## Start

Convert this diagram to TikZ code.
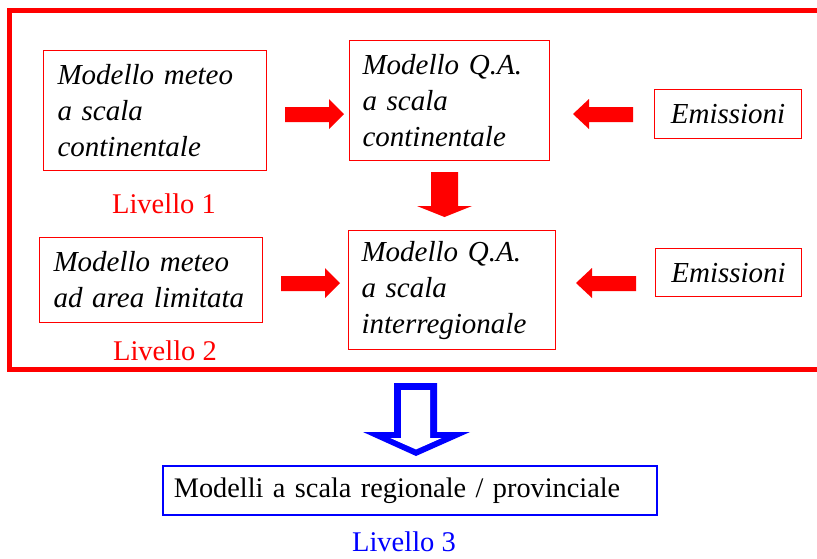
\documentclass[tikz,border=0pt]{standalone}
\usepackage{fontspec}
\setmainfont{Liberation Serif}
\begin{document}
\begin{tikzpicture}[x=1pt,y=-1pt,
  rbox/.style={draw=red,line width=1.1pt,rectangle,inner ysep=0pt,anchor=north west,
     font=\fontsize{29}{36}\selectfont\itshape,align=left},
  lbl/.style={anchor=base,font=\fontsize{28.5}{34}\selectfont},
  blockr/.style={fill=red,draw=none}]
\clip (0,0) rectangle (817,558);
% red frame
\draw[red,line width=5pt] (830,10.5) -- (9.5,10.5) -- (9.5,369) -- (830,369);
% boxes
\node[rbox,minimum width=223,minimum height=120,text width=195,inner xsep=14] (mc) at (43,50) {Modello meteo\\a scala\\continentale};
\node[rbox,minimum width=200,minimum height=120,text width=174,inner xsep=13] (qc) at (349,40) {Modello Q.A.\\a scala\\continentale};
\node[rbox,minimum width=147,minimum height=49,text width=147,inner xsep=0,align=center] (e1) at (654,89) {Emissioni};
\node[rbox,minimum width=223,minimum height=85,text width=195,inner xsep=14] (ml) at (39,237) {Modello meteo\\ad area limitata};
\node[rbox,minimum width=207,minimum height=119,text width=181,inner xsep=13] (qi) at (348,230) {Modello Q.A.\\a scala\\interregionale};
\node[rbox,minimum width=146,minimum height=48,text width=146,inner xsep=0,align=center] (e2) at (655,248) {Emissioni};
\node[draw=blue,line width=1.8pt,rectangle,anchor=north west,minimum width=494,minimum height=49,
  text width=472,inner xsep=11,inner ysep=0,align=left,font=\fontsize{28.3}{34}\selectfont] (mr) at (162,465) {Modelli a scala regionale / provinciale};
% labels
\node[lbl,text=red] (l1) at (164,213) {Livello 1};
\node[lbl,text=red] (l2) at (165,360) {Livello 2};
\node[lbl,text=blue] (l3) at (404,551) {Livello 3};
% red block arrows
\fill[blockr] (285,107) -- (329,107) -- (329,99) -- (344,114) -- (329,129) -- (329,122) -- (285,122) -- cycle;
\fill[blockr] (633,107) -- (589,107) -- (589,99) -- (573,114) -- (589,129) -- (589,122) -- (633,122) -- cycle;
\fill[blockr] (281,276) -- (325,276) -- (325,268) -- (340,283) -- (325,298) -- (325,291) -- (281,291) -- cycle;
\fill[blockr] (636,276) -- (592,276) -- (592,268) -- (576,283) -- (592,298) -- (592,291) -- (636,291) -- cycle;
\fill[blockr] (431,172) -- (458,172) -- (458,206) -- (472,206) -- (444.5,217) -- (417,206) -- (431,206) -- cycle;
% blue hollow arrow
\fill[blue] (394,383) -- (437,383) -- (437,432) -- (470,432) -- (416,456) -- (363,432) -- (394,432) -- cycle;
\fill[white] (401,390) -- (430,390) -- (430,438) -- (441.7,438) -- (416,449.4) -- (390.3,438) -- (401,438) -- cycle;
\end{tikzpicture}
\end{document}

## End

# What to work on
Without the pictures, write out all of the material exactly.

# The result
Convert this diagram to TikZ code.
\documentclass[tikz,border=0pt]{standalone}
\usepackage{fontspec}
\setmainfont{Liberation Serif}
\begin{document}
\begin{tikzpicture}[x=1pt,y=-1pt,
  rbox/.style={draw=red,line width=1.1pt,rectangle,inner ysep=0pt,anchor=north west,
     font=\fontsize{29}{36}\selectfont\itshape,align=left},
  lbl/.style={anchor=base,font=\fontsize{28.5}{34}\selectfont},
  blockr/.style={fill=red,draw=none}]
\clip (0,0) rectangle (817,558);
% red frame
\draw[red,line width=5pt] (830,10.5) -- (9.5,10.5) -- (9.5,369) -- (830,369);
% boxes
\node[rbox,minimum width=223,minimum height=120,text width=195,inner xsep=14] (mc) at (43,50) {Modello meteo\\a scala\\continentale};
\node[rbox,minimum width=200,minimum height=120,text width=174,inner xsep=13] (qc) at (349,40) {Modello Q.A.\\a scala\\continentale};
\node[rbox,minimum width=147,minimum height=49,text width=147,inner xsep=0,align=center] (e1) at (654,89) {Emissioni};
\node[rbox,minimum width=223,minimum height=85,text width=195,inner xsep=14] (ml) at (39,237) {Modello meteo\\ad area limitata};
\node[rbox,minimum width=207,minimum height=119,text width=181,inner xsep=13] (qi) at (348,230) {Modello Q.A.\\a scala\\interregionale};
\node[rbox,minimum width=146,minimum height=48,text width=146,inner xsep=0,align=center] (e2) at (655,248) {Emissioni};
\node[draw=blue,line width=1.8pt,rectangle,anchor=north west,minimum width=494,minimum height=49,
  text width=472,inner xsep=11,inner ysep=0,align=left,font=\fontsize{28.3}{34}\selectfont] (mr) at (162,465) {Modelli a scala regionale / provinciale};
% labels
\node[lbl,text=red] (l1) at (164,213) {Livello 1};
\node[lbl,text=red] (l2) at (165,360) {Livello 2};
\node[lbl,text=blue] (l3) at (404,551) {Livello 3};
% red block arrows
\fill[blockr] (285,107) -- (329,107) -- (329,99) -- (344,114) -- (329,129) -- (329,122) -- (285,122) -- cycle;
\fill[blockr] (633,107) -- (589,107) -- (589,99) -- (573,114) -- (589,129) -- (589,122) -- (633,122) -- cycle;
\fill[blockr] (281,276) -- (325,276) -- (325,268) -- (340,283) -- (325,298) -- (325,291) -- (281,291) -- cycle;
\fill[blockr] (636,276) -- (592,276) -- (592,268) -- (576,283) -- (592,298) -- (592,291) -- (636,291) -- cycle;
\fill[blockr] (431,172) -- (458,172) -- (458,206) -- (472,206) -- (444.5,217) -- (417,206) -- (431,206) -- cycle;
% blue hollow arrow
\fill[blue] (394,383) -- (437,383) -- (437,432) -- (470,432) -- (416,456) -- (363,432) -- (394,432) -- cycle;
\fill[white] (401,390) -- (430,390) -- (430,438) -- (441.7,438) -- (416,449.4) -- (390.3,438) -- (401,438) -- cycle;
\end{tikzpicture}
\end{document}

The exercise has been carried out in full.